■ **Data section**
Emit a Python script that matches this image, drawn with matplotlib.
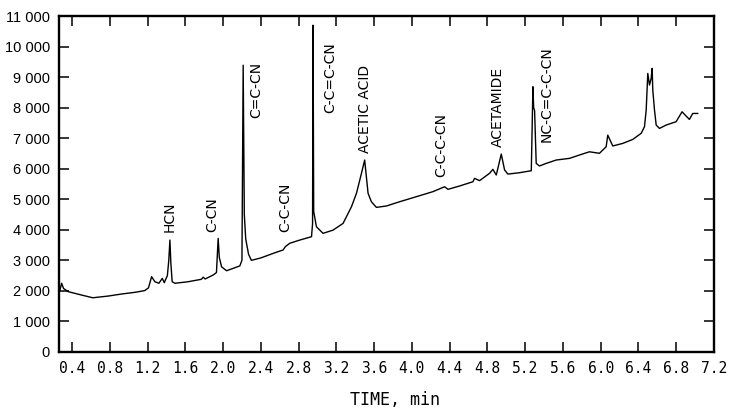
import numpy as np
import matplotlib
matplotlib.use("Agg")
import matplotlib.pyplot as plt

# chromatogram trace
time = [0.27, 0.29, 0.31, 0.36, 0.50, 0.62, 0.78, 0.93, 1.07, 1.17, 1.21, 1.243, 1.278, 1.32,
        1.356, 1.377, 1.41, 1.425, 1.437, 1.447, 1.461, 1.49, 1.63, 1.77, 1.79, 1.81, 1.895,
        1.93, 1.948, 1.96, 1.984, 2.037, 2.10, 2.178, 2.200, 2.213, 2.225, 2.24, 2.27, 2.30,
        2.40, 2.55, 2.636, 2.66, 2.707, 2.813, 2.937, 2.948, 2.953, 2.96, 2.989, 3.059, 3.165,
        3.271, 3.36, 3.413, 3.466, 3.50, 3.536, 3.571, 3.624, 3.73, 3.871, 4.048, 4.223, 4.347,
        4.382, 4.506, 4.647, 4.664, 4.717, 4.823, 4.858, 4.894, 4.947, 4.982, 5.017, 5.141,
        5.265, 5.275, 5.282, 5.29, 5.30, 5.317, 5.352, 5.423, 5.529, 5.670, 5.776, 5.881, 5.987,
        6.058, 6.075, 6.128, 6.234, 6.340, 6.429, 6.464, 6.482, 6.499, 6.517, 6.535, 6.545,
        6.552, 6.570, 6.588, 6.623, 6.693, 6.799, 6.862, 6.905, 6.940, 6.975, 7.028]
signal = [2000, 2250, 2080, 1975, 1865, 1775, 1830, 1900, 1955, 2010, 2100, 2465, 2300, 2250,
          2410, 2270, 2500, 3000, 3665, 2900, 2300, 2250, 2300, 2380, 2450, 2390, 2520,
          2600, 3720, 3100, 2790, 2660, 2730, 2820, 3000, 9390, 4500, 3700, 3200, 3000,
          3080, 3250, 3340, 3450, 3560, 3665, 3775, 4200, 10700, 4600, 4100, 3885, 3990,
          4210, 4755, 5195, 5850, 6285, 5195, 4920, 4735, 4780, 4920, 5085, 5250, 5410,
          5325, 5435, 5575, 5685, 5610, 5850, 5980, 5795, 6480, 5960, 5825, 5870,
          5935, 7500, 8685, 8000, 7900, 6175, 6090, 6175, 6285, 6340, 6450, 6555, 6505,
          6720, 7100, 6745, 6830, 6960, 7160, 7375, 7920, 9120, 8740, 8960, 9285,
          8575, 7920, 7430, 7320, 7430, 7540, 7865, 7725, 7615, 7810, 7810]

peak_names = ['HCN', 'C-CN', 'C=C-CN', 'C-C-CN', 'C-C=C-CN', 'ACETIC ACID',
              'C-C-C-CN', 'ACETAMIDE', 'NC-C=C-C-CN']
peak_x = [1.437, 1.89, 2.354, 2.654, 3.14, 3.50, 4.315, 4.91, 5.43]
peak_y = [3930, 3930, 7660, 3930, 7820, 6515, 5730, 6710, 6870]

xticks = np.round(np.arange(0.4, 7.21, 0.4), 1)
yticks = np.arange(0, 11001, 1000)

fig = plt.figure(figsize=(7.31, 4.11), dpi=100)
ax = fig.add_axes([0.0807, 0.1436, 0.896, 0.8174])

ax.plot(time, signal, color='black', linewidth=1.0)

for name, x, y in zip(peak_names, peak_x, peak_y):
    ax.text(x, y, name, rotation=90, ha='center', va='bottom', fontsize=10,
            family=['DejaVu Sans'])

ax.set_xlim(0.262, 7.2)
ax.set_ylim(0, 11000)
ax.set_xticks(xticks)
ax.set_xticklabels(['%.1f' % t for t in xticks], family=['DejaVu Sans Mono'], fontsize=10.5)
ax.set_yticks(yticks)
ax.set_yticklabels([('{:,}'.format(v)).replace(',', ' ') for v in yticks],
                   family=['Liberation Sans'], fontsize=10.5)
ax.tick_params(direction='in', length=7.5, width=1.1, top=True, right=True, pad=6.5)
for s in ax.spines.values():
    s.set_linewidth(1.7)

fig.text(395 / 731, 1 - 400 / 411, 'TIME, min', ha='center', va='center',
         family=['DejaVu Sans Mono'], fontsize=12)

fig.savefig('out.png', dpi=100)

■ **To be done**
Give the data above again in full and unchanged, skipping the pictures.

■ **Solution to the problem**
Emit a Python script that matches this image, drawn with matplotlib.
import numpy as np
import matplotlib
matplotlib.use("Agg")
import matplotlib.pyplot as plt

# chromatogram trace
time = [0.27, 0.29, 0.31, 0.36, 0.50, 0.62, 0.78, 0.93, 1.07, 1.17, 1.21, 1.243, 1.278, 1.32,
        1.356, 1.377, 1.41, 1.425, 1.437, 1.447, 1.461, 1.49, 1.63, 1.77, 1.79, 1.81, 1.895,
        1.93, 1.948, 1.96, 1.984, 2.037, 2.10, 2.178, 2.200, 2.213, 2.225, 2.24, 2.27, 2.30,
        2.40, 2.55, 2.636, 2.66, 2.707, 2.813, 2.937, 2.948, 2.953, 2.96, 2.989, 3.059, 3.165,
        3.271, 3.36, 3.413, 3.466, 3.50, 3.536, 3.571, 3.624, 3.73, 3.871, 4.048, 4.223, 4.347,
        4.382, 4.506, 4.647, 4.664, 4.717, 4.823, 4.858, 4.894, 4.947, 4.982, 5.017, 5.141,
        5.265, 5.275, 5.282, 5.29, 5.30, 5.317, 5.352, 5.423, 5.529, 5.670, 5.776, 5.881, 5.987,
        6.058, 6.075, 6.128, 6.234, 6.340, 6.429, 6.464, 6.482, 6.499, 6.517, 6.535, 6.545,
        6.552, 6.570, 6.588, 6.623, 6.693, 6.799, 6.862, 6.905, 6.940, 6.975, 7.028]
signal = [2000, 2250, 2080, 1975, 1865, 1775, 1830, 1900, 1955, 2010, 2100, 2465, 2300, 2250,
          2410, 2270, 2500, 3000, 3665, 2900, 2300, 2250, 2300, 2380, 2450, 2390, 2520,
          2600, 3720, 3100, 2790, 2660, 2730, 2820, 3000, 9390, 4500, 3700, 3200, 3000,
          3080, 3250, 3340, 3450, 3560, 3665, 3775, 4200, 10700, 4600, 4100, 3885, 3990,
          4210, 4755, 5195, 5850, 6285, 5195, 4920, 4735, 4780, 4920, 5085, 5250, 5410,
          5325, 5435, 5575, 5685, 5610, 5850, 5980, 5795, 6480, 5960, 5825, 5870,
          5935, 7500, 8685, 8000, 7900, 6175, 6090, 6175, 6285, 6340, 6450, 6555, 6505,
          6720, 7100, 6745, 6830, 6960, 7160, 7375, 7920, 9120, 8740, 8960, 9285,
          8575, 7920, 7430, 7320, 7430, 7540, 7865, 7725, 7615, 7810, 7810]

peak_names = ['HCN', 'C-CN', 'C=C-CN', 'C-C-CN', 'C-C=C-CN', 'ACETIC ACID',
              'C-C-C-CN', 'ACETAMIDE', 'NC-C=C-C-CN']
peak_x = [1.437, 1.89, 2.354, 2.654, 3.14, 3.50, 4.315, 4.91, 5.43]
peak_y = [3930, 3930, 7660, 3930, 7820, 6515, 5730, 6710, 6870]

xticks = np.round(np.arange(0.4, 7.21, 0.4), 1)
yticks = np.arange(0, 11001, 1000)

fig = plt.figure(figsize=(7.31, 4.11), dpi=100)
ax = fig.add_axes([0.0807, 0.1436, 0.896, 0.8174])

ax.plot(time, signal, color='black', linewidth=1.0)

for name, x, y in zip(peak_names, peak_x, peak_y):
    ax.text(x, y, name, rotation=90, ha='center', va='bottom', fontsize=10,
            family=['DejaVu Sans'])

ax.set_xlim(0.262, 7.2)
ax.set_ylim(0, 11000)
ax.set_xticks(xticks)
ax.set_xticklabels(['%.1f' % t for t in xticks], family=['DejaVu Sans Mono'], fontsize=10.5)
ax.set_yticks(yticks)
ax.set_yticklabels([('{:,}'.format(v)).replace(',', ' ') for v in yticks],
                   family=['Liberation Sans'], fontsize=10.5)
ax.tick_params(direction='in', length=7.5, width=1.1, top=True, right=True, pad=6.5)
for s in ax.spines.values():
    s.set_linewidth(1.7)

fig.text(395 / 731, 1 - 400 / 411, 'TIME, min', ha='center', va='center',
         family=['DejaVu Sans Mono'], fontsize=12)

fig.savefig('out.png', dpi=100)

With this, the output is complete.